One thing about living in a city where tourists flock in every year is that you often hear the locals commenting about how slow the tourists walk (a fact that frustrates many specially when they are going about their non-touristy business like maybe dashing for their moring coffee before their morning meetings). For me in particular, I love tourists. I enjoy watching them, eavesdropping sometimes in their conversations as I pass by, wondering where they are from and looking at what they are taking pictures of, to name a few. It amuses me to see the things that amuse them too.They just add vibrancy to the community. But unfortunately, their pace can be an issue for some locals and this video is deemed by many here at my workplace, as a neat idea that may solve their tourist woes. The idea cracked me up.
Here's the full article.

Monday, August 9, 2010

Clues for Parents

It isn’t easy being a parent. I still remember not too long ago, the helplessness I felt when the nurse plumped the squirming bundle on my hands and to my utmost horror, left the room. That was about four years ago, since then, I could say that I have improved…a lot I think. But even then, each day undoubtedly still brings me my lessons in this parenting 101 class that anyone who has a child in this world have (willingly or unwillingly) signed in. I bet I still have a lot to learn and I'm taking it a page at a time. This past month, I did get to peg down one lesson I am thankful I got. And the lesson is this: Watch for the clues. Closely. If I need help on figuring out what to do as a parent, I need to pay attention to the clues my child is giving me. In her own way, in her own language, in a form that I need to learn to speak and understand.

As with most parenting advice, this is quite logical and pretty obvious but as I have realized, knowledge doesn't necessarily translate to application. Not always. Not immediately. It takes time and a deeper realization to sink it in, not to mention a widened neural pathway that remembers to use it at the right moment and right time amidst the high pitched and often dizzying chaos of a pre-schooler's world.

For me the realization got cemented, when my husband told me of a recent incident of a friend of his, who has a four year old son as well. Early this year, she had enrolled him for pre-school mainly because she was influenced by her cousin who told her about all the good things that pre-school had done for her son. His friend's mom was against it as she saw that the child was still not ready for school. However, his friend went and enrolled him anyway. Now, they’re having problems in getting the child to go to school. He doesn't want to. After weeks of transition, he still is not getting the hang of it and only got worst with time.

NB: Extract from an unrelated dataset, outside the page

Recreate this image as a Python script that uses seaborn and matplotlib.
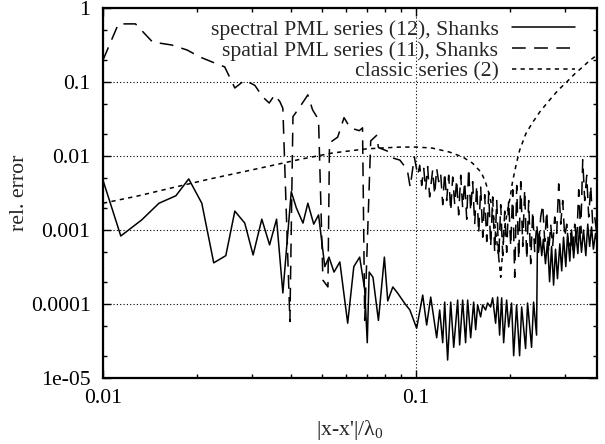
import matplotlib
matplotlib.use("Agg")
import matplotlib.pyplot as plt
import matplotlib.ticker as mticker
import seaborn as sns
import numpy as np

# spectral PML series (12), Shanks  -- solid
spec_x = [0.0100, 0.0114, 0.0133, 0.0151, 0.0171, 0.0188, 0.0207, 0.0226, 0.0247, 0.0264,
          0.0284, 0.0302, 0.0322, 0.0341, 0.0359, 0.0376, 0.0400, 0.0415, 0.0436, 0.0452,
          0.0472, 0.0489, 0.0512, 0.0528, 0.0548, 0.0572, 0.0606, 0.0634, 0.0662, 0.0687,
          0.0700, 0.0710, 0.0730, 0.0760, 0.0794, 0.0814, 0.0845, 0.0876, 0.0922, 0.0958,
          0.1007, 0.1053, 0.1084, 0.1117, 0.1167, 0.1193, 0.1220, 0.1238, 0.1265, 0.1294,
          0.1323, 0.1362, 0.1382, 0.1413, 0.1444, 0.1466, 0.1499, 0.1532, 0.1555, 0.1578,
          0.1613, 0.1637, 0.1673, 0.1698, 0.1736, 0.1762, 0.1801, 0.1828, 0.1855, 0.1883,
          0.1911, 0.1953, 0.1983, 0.2026, 0.2057, 0.2102, 0.2149, 0.2182, 0.2246, 0.2279,
          0.2347, 0.2382, 0.2435, 0.2452, 0.247, 0.250, 0.253, 0.256, 0.260, 0.264,
          0.268, 0.272, 0.276, 0.280, 0.284, 0.289, 0.293, 0.297, 0.302, 0.306,
          0.311, 0.315, 0.320, 0.325, 0.330, 0.334, 0.339, 0.344, 0.350, 0.355,
          0.360, 0.365, 0.370, 0.376, 0.380]
spec_y = [4.7e-3, 8.3e-4, 1.37e-3, 2.3e-3, 2.9e-3, 4.9e-3, 2.3e-3, 3.6e-4, 4.5e-4, 1.8e-3,
          1.24e-3, 4.6e-4, 1.4e-3, 6.3e-4, 1.4e-3, 1.41e-4, 3.3e-3, 2.0e-3, 1.24e-3, 2.3e-3,
          1.2e-3, 1.6e-3, 3.2e-4, 4.3e-4, 2.7e-4, 3.7e-4, 5.5e-5, 3.2e-4, 4.3e-4, 1.55e-4,
          3.0e-5, 2.7e-4, 2.3e-4, 6.0e-5, 4.3e-4, 1.1e-4, 1.7e-4, 1.4e-4, 1.02e-4, 8.3e-5,
          4.7e-5, 1.32e-4, 5.2e-5, 1.24e-4, 3.5e-5, 8.3e-5, 3.0e-5, 1.06e-4, 1.75e-5, 1.06e-4,
          2.6e-5, 1.13e-4, 2.8e-5, 1.13e-4, 3.0e-5, 1.13e-4, 3.5e-5, 1.06e-4, 4.5e-5, 9.7e-5,
          6.7e-5, 9.7e-5, 8.3e-5, 1.03e-4, 9.1e-5, 1.21e-4, 5.5e-5, 1.24e-4, 3.8e-5, 1.21e-4,
          3.0e-5, 1.13e-4, 4.9e-5, 1.03e-4, 2.0e-5, 9.7e-5, 2.0e-5, 9.1e-5, 2.5e-5, 1.03e-4,
          2.6e-5, 1.06e-4, 3.8e-5, 9.0e-4, 5.0e-4, 8.0e-4, 4.5e-4, 7.5e-4, 3.5e-4, 7.0e-4,
          2.0e-4, 6.0e-4, 1.8e-4, 5.5e-4, 2.2e-4, 6.5e-4, 2.8e-4, 8.0e-4, 3.2e-4, 9.0e-4,
          3.8e-4, 1.0e-3, 4.2e-4, 9.0e-4, 4.8e-4, 1.1e-3, 5.0e-4, 1.0e-3, 4.5e-4, 1.2e-3,
          6.0e-4, 1.1e-3, 5.5e-4, 9.0e-4, 7.0e-4]

# spatial PML series (11), Shanks  -- dashed
spat_x = [0.0100, 0.0112, 0.0127, 0.0144, 0.0166, 0.0186, 0.0204, 0.0228, 0.0245, 0.0264,
          0.0284, 0.0306, 0.0324, 0.0340, 0.0354, 0.0368, 0.0376, 0.0396, 0.0405, 0.0426,
          0.0452, 0.0468, 0.0489, 0.0505, 0.0524, 0.0530, 0.0563, 0.0590, 0.0617, 0.0660,
          0.0676, 0.0687, 0.0718, 0.0750, 0.0760, 0.0810, 0.0845, 0.0890, 0.0940, 0.0960,
          0.0990, 0.1015, 0.1030, 0.1045, 0.1061, 0.1076, 0.1092, 0.1108, 0.1133, 0.1150,
          0.1167, 0.1184, 0.1202, 0.1220, 0.1238, 0.1256, 0.1275, 0.1294, 0.1313, 0.1333,
          0.1352, 0.1372, 0.1393, 0.1413, 0.1434, 0.1456, 0.1477, 0.1499, 0.1521, 0.1544,
          0.1567, 0.1590, 0.1614, 0.1638, 0.1662, 0.1687, 0.1712, 0.1737, 0.1763, 0.1789,
          0.1816, 0.1843, 0.1870, 0.1898, 0.1926, 0.1954, 0.1983, 0.2013, 0.2043, 0.2073,
          0.2104, 0.2135, 0.2167, 0.2199, 0.2231, 0.2265, 0.2298, 0.2332, 0.2367, 0.2402,
          0.2438, 0.2474, 0.2510, 0.2548, 0.2586, 0.2624, 0.2663, 0.2702, 0.2742, 0.2783,
          0.2824, 0.2866, 0.2909, 0.2952, 0.2996, 0.3040, 0.3085, 0.3131, 0.3178, 0.3225,
          0.3273, 0.3321, 0.3371, 0.3421, 0.3471, 0.3523, 0.3575, 0.3628, 0.3682, 0.3737,
          0.3792]
spat_y = [0.198, 0.61, 0.61, 0.347, 0.316, 0.27, 0.218, 0.18, 0.16, 0.083,
          0.106, 0.09, 0.063, 0.052, 0.067, 0.054, 0.044, 5.8e-5, 0.034, 0.046,
          0.067, 0.042, 0.031, 2.1e-4, 1.7e-4, 0.015, 0.018, 0.033, 0.024, 0.022,
          0.024, 6.0e-5, 0.016, 0.019, 0.013, 0.0117, 0.0094, 0.0088, 0.0065, 0.0038,
          0.0097, 0.0055, 0.0075, 0.0040, 0.0068, 0.0035, 0.0072, 0.0028, 0.0065, 0.0030,
          0.0068, 0.0045, 0.0058, 0.0022, 0.0060, 0.0025, 0.0055, 0.0018, 0.0052, 0.0022,
          0.0048, 0.0016, 0.0055, 0.0020, 0.0045, 0.0014, 0.0068, 0.0018, 0.0045, 0.0012,
          0.0040, 0.0009, 0.0038, 0.0008, 0.0030, 0.0007, 0.0032, 0.0006, 0.0028, 0.0005,
          0.0025, 0.0004, 0.0022, 0.00045, 0.0018, 0.0005, 0.0025, 0.0006, 0.0035, 0.00023,
          0.0040, 0.0004, 0.0045, 0.0006, 0.0035, 0.0004, 0.0025, 0.00035, 0.0018, 0.0005,
          0.0012, 0.0006, 0.0015, 0.0022, 0.0007, 0.0018, 0.0005, 0.0012, 0.0006, 0.0015,
          0.0009, 0.0042, 0.0012, 0.0025, 0.0008, 0.0012, 0.0006, 0.0009, 0.0005, 0.0012,
          0.0007, 0.0035, 0.0009, 0.0089, 0.0025, 0.0055, 0.0015, 0.0040, 0.0012, 0.0015,
          0.0009]

# classic series (2)  -- short dashes
clas_x = [0.0100, 0.0130, 0.0170, 0.0220, 0.0280, 0.0340, 0.0426, 0.0543, 0.0697, 0.0889,
          0.1006, 0.1129, 0.1283, 0.1413, 0.1520, 0.1620, 0.1670, 0.1720, 0.1760, 0.1800,
          0.1840, 0.1870, 0.1920, 0.1960, 0.2000, 0.2040, 0.2100, 0.2150, 0.2250, 0.2360,
          0.2500, 0.2680, 0.2850, 0.3040, 0.3220, 0.3420, 0.3600, 0.3730, 0.3800]
clas_y = [0.0023, 0.0029, 0.0038, 0.0049, 0.0061, 0.0073, 0.0090, 0.0110, 0.0125, 0.0132,
          0.0132, 0.0128, 0.0113, 0.0097, 0.0080, 0.0060, 0.0045, 0.0030, 0.0019, 0.0010,
          0.00045, 0.00023, 0.0010, 0.0017, 0.0026, 0.0045, 0.0080, 0.0120, 0.0200, 0.028,
          0.040, 0.057, 0.077, 0.100, 0.128, 0.160, 0.195, 0.218, 0.232]

y_ticks = [1e-5, 1e-4, 1e-3, 1e-2, 1e-1, 1]
y_labels = ["1e-05", "0.0001", "0.001", "0.01", "0.1", "1"]
x_ticks = [0.01, 0.1]
x_labels = ["0.01", "0.1"]

sns.set_style("ticks")
plt.rcParams['font.family'] = ['Liberation Serif', 'DejaVu Serif']
plt.rcParams['mathtext.fontset'] = 'custom'
plt.rcParams['mathtext.rm'] = 'Liberation Serif'
plt.rcParams['mathtext.it'] = 'Liberation Serif:italic'

fs = 15.7
fig = plt.figure(figsize=(6.05, 4.44), dpi=100)
ax = fig.add_axes([103/605, 66/444, 494/605, 370/444])
ax.set_xscale('log')
ax.set_yscale('log')

sns.lineplot(x=spec_x, y=spec_y, ax=ax, color='k', lw=1.1, errorbar=None,
             label="spectral PML series (12), Shanks")
sns.lineplot(x=spat_x, y=spat_y, ax=ax, color='k', lw=1.1, errorbar=None,
             linestyle=(0, (9, 5.5)), label="spatial PML series (11), Shanks")
sns.lineplot(x=clas_x, y=clas_y, ax=ax, color='k', lw=1.1, errorbar=None,
             linestyle=(0, (2.8, 2.8)), label="classic series (2)")

ax.set_xlim(0.01, 0.38)
ax.set_ylim(1e-5, 1)

ax.yaxis.set_major_locator(mticker.FixedLocator(y_ticks))
ax.yaxis.set_major_formatter(mticker.FixedFormatter(y_labels))
ax.yaxis.set_minor_locator(mticker.LogLocator(base=10, subs=(2.0, 5.0), numticks=20))
ax.yaxis.set_minor_formatter(mticker.NullFormatter())
ax.xaxis.set_major_locator(mticker.FixedLocator(x_ticks))
ax.xaxis.set_major_formatter(mticker.FixedFormatter(x_labels))
ax.xaxis.set_minor_locator(mticker.LogLocator(base=10, subs=np.arange(2, 10), numticks=20))
ax.xaxis.set_minor_formatter(mticker.NullFormatter())

ax.grid(True, which='major', color='k', linestyle=(0, (1, 2)), linewidth=0.8)
ax.tick_params(which='both', direction='in', top=True, right=True, colors='k',
               labelsize=fs, width=1.0)
ax.tick_params(which='major', length=6, pad=8)
ax.tick_params(axis='y', which='major', pad=9)
ax.tick_params(which='minor', length=3)
for s in ax.spines.values():
    s.set_linewidth(1.6)
    s.set_color('k')

ax.set_xlabel("|x-x'|/λ$_0$", fontsize=fs, labelpad=7)
ax.set_ylabel("rel. error", fontsize=fs, labelpad=1)

leg = ax.legend(loc='upper right', bbox_to_anchor=(0.955, 0.968), frameon=False,
                markerfirst=False, fontsize=fs, handlelength=2.9, handletextpad=0.6,
                labelspacing=0.02, borderpad=0, borderaxespad=0)

fig.savefig("out.png", dpi=100)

As my husband and I talked about it, we realized the great importance of knowing one's child and having the confidence, as a parent, to know when you'd bend in to external influences and when you'd rather follow your instincts and judgment instead. It is never easy.

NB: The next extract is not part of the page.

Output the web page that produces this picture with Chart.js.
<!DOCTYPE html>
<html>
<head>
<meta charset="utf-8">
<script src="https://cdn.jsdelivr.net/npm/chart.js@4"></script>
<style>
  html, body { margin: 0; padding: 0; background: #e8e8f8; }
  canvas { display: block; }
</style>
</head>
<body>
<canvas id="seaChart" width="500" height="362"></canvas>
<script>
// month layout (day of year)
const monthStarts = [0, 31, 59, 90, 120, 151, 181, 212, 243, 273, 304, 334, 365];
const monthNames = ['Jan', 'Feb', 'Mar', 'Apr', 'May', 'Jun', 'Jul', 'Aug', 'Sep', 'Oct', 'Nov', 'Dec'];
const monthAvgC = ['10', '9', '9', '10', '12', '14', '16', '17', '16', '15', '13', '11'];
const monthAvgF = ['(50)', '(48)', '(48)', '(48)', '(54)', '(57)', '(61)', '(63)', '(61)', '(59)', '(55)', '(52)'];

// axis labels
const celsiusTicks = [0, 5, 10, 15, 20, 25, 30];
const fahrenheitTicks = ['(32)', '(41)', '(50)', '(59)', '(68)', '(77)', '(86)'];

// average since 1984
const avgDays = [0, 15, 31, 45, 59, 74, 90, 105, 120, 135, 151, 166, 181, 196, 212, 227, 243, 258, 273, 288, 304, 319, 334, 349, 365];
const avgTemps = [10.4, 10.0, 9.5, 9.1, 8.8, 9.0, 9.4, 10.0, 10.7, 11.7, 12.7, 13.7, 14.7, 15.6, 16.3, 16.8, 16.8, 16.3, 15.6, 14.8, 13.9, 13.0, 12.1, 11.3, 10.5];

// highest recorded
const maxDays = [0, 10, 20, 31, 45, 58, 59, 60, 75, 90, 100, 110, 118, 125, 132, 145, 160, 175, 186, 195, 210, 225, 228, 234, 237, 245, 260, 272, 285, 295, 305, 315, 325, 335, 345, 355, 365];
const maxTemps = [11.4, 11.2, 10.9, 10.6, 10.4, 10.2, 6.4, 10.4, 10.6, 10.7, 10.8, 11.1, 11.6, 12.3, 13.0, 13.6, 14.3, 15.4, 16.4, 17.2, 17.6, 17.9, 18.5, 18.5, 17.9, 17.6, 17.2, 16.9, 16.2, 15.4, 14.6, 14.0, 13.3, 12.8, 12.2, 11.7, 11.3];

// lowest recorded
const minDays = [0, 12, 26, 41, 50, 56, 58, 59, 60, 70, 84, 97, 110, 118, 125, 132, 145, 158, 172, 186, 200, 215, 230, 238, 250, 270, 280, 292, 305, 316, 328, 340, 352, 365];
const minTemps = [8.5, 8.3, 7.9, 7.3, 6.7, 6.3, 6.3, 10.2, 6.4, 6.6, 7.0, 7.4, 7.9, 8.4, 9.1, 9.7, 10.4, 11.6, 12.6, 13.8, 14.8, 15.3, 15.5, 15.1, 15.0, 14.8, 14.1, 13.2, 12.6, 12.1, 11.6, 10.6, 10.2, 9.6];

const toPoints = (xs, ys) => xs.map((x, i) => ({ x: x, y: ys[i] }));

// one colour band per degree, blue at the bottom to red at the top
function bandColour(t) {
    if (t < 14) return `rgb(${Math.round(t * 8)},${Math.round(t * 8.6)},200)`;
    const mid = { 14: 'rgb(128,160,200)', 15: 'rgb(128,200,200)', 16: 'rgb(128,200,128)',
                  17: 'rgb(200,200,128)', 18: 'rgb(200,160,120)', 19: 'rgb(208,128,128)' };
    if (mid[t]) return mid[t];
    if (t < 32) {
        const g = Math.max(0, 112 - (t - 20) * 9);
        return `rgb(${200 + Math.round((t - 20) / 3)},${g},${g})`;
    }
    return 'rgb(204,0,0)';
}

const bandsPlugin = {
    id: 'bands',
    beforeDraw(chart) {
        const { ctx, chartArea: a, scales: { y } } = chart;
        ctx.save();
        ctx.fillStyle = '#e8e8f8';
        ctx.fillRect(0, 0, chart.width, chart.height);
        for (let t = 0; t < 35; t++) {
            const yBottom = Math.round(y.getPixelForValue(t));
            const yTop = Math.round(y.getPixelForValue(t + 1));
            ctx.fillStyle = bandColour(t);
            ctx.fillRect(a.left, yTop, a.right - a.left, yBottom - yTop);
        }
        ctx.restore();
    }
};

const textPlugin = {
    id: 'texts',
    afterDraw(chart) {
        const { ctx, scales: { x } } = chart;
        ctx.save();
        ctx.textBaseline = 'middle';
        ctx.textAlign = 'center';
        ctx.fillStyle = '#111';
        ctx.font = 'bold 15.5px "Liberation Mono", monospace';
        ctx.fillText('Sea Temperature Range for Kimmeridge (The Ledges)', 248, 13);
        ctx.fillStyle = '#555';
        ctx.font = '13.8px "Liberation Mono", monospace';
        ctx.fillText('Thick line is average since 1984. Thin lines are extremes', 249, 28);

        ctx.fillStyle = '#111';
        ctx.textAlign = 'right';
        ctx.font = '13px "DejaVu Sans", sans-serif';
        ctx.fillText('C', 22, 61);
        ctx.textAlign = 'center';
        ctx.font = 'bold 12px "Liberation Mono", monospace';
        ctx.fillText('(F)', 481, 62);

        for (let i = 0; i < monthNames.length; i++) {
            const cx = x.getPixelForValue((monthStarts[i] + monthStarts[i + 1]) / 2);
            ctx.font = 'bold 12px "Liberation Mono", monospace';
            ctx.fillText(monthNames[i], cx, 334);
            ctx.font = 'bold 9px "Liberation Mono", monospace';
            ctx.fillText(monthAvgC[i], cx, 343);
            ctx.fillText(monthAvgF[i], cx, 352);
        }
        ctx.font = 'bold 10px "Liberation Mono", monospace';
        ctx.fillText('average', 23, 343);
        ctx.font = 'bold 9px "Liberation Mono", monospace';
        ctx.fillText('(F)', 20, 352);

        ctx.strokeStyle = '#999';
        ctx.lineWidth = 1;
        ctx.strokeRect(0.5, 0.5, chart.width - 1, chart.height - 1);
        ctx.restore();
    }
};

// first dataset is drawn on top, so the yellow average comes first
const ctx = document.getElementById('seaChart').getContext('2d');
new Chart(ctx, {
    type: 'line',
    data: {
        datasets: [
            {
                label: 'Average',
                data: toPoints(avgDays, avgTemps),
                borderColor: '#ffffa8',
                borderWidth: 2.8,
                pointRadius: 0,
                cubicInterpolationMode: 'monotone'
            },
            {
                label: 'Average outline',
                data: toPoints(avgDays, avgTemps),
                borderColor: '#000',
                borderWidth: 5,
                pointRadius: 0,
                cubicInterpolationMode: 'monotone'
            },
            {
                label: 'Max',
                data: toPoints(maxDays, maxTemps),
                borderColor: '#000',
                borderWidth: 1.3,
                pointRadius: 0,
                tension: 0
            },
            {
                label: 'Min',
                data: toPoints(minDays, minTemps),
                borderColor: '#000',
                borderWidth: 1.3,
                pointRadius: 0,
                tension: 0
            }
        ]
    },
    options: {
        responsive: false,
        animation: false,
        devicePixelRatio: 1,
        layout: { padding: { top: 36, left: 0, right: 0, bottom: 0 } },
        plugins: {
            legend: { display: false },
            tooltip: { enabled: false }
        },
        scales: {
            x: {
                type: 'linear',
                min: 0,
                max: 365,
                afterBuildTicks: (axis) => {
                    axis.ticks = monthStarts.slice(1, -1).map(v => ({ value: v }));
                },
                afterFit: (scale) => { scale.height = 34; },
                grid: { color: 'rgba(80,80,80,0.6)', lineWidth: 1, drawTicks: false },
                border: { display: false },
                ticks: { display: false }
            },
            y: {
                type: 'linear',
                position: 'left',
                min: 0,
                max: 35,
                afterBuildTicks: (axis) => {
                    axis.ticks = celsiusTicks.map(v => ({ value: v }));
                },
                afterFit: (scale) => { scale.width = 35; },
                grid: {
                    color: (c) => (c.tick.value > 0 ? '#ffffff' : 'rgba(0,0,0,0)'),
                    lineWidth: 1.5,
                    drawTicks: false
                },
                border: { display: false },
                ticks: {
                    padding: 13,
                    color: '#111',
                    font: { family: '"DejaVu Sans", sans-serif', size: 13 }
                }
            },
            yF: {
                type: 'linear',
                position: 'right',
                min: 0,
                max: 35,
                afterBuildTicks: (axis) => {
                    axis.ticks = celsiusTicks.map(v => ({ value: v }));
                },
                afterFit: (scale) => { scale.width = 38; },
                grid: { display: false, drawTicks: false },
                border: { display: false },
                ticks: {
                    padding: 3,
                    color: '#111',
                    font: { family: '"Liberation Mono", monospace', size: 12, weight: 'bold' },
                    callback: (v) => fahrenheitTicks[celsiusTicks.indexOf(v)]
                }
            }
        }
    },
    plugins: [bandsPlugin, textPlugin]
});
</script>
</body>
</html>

With Julia, what I found challenging these days is in knowing what I need to be teaching her and when. In an ideal world, I'd like to dump her with all my/and the world's knowledge (and whatever wisdom I've gained over the years) as soon as and as much as I can. Isn't it every parent's dream of having child prodigies of their own after all? But that isn’t how it works though. Everything takes their time. Prodigy or not, as a parent, I realized I needed to keep the balance; the balance between having the string too tight and too relaxed, between too much stimulation and too little, between total freedom and choking limitations. Where that balance is depends mostly on Julia. And so I have to watch for the clues. Like Sherlock. My ears peak when I hear a phrase that she mentions out of the blue or sentences she utters just before she goes to sleep or after waking up. I watch her every move to see any change in interest. I constantly learn the art of parental interrogation to get through the invincible wall of "nothingness" - What did you do at daycare today? "nothing." Did you go somewhere? "no." What did you eat? "nothing." I learned to pick clues from anything printed that she brings with her when she gets home from daycare, studying them and doing some "experiments" to prove or disprove a hypothesis, I research existing literature and eventually come up with theories which I then validate. Parenting, sometimes it feels like doing scientific studies or solving mysteries. Much much more than that actually, as it is different with children. Our heart hangs out there.

Nowadays, I very much depend on the clues she gives me. Nowadays, she's scribbling a lot. She scribbles mazes, figures, shapes, and letters. She forms the letters into alien words which she asks me to read (and which I have great trouble reading). See picture. But I figured, maybe this is one of those clues - that she may actually be ready to spell, write words and read simple ones. (I didn’t think that it would come this soon. I thought this would come in kindergarten or much later.) So even though I was sounding like an alien from Mars, I read her strange words for the sound. Maybe this is where the concept of phonics started…with children writing the language of aliens.
And so with that theory, while she is concocting her own words, I slotted in words from planet earth which I asked her to write and read too. It's a two way street after all.

There is never a single way to learn; no single path to an end. The best path is one that suits the parent and the child. All we have to do is figure out the clues and go from there.